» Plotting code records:

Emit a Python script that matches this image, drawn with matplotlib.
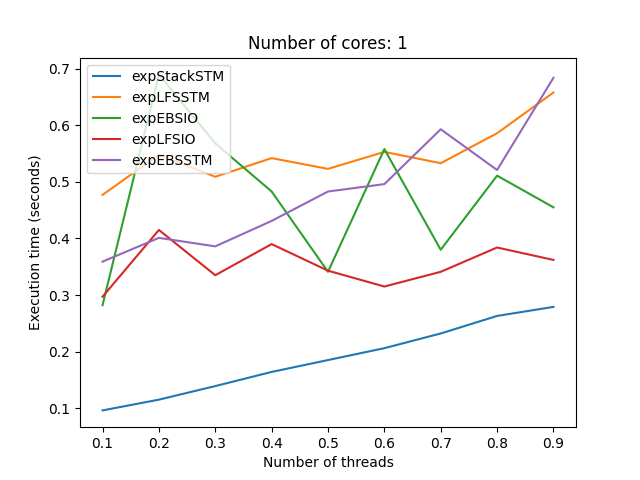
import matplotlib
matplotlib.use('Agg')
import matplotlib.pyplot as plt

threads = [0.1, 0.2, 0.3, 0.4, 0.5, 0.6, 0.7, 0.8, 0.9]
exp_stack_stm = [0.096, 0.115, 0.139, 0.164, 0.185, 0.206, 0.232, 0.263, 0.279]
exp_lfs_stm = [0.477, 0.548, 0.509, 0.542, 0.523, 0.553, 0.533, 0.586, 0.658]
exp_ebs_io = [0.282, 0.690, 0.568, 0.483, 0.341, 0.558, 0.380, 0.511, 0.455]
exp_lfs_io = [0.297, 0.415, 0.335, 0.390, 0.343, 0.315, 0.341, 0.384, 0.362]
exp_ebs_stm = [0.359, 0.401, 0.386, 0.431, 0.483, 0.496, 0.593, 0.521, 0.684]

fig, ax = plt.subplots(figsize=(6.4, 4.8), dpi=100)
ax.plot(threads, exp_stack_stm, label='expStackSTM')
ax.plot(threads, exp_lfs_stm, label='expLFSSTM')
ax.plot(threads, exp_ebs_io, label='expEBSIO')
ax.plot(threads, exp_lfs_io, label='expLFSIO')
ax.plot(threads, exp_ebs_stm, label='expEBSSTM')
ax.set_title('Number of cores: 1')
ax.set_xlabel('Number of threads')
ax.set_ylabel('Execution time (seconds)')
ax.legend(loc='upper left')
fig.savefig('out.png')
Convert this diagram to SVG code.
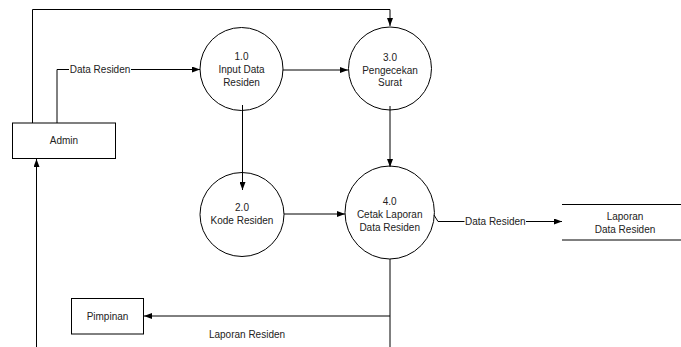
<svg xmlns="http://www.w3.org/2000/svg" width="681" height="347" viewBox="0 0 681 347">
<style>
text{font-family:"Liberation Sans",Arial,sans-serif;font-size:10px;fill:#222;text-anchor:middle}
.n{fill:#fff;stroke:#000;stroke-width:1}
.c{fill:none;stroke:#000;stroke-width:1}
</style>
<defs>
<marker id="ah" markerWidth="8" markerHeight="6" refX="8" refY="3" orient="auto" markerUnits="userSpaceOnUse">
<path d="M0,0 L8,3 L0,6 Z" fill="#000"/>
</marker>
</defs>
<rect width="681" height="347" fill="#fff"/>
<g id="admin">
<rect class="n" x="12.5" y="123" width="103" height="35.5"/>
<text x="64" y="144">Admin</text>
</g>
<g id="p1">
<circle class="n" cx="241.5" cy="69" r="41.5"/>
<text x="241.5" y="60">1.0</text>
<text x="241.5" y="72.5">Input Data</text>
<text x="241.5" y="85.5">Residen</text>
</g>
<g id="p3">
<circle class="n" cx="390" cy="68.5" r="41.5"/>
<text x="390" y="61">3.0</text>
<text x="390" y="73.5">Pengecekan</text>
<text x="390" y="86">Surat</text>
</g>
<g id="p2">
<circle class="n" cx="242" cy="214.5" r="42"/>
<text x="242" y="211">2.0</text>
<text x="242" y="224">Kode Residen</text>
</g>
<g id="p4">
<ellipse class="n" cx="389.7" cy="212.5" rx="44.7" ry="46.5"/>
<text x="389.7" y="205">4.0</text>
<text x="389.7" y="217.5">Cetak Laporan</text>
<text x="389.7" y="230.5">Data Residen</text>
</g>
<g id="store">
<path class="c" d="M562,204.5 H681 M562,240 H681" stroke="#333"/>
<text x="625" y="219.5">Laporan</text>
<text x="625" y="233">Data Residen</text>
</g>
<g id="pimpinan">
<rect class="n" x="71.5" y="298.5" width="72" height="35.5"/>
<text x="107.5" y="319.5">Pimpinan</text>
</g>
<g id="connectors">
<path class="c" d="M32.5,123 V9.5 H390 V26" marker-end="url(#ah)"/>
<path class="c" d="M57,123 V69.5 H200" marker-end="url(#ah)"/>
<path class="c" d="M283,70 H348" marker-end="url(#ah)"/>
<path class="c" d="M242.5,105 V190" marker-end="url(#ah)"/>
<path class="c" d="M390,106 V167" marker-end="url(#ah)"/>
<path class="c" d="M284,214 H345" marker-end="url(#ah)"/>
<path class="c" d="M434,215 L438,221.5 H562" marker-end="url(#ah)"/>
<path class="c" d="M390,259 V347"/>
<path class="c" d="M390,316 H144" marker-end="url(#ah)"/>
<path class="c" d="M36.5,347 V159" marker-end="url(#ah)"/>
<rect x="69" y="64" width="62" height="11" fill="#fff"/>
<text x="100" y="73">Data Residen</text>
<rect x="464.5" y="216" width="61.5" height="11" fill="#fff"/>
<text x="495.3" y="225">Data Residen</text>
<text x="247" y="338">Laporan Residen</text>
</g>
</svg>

» INSTRUCTIONS FOR THE TASK:
Repeat the records above exactly, from the first line through the line that contains "import matplotlib.pyplot as plt", and leave out the pictures.

» SOLUTION TO THE PROBLEM:
Emit a Python script that matches this image, drawn with matplotlib.
import matplotlib
matplotlib.use('Agg')
import matplotlib.pyplot as plt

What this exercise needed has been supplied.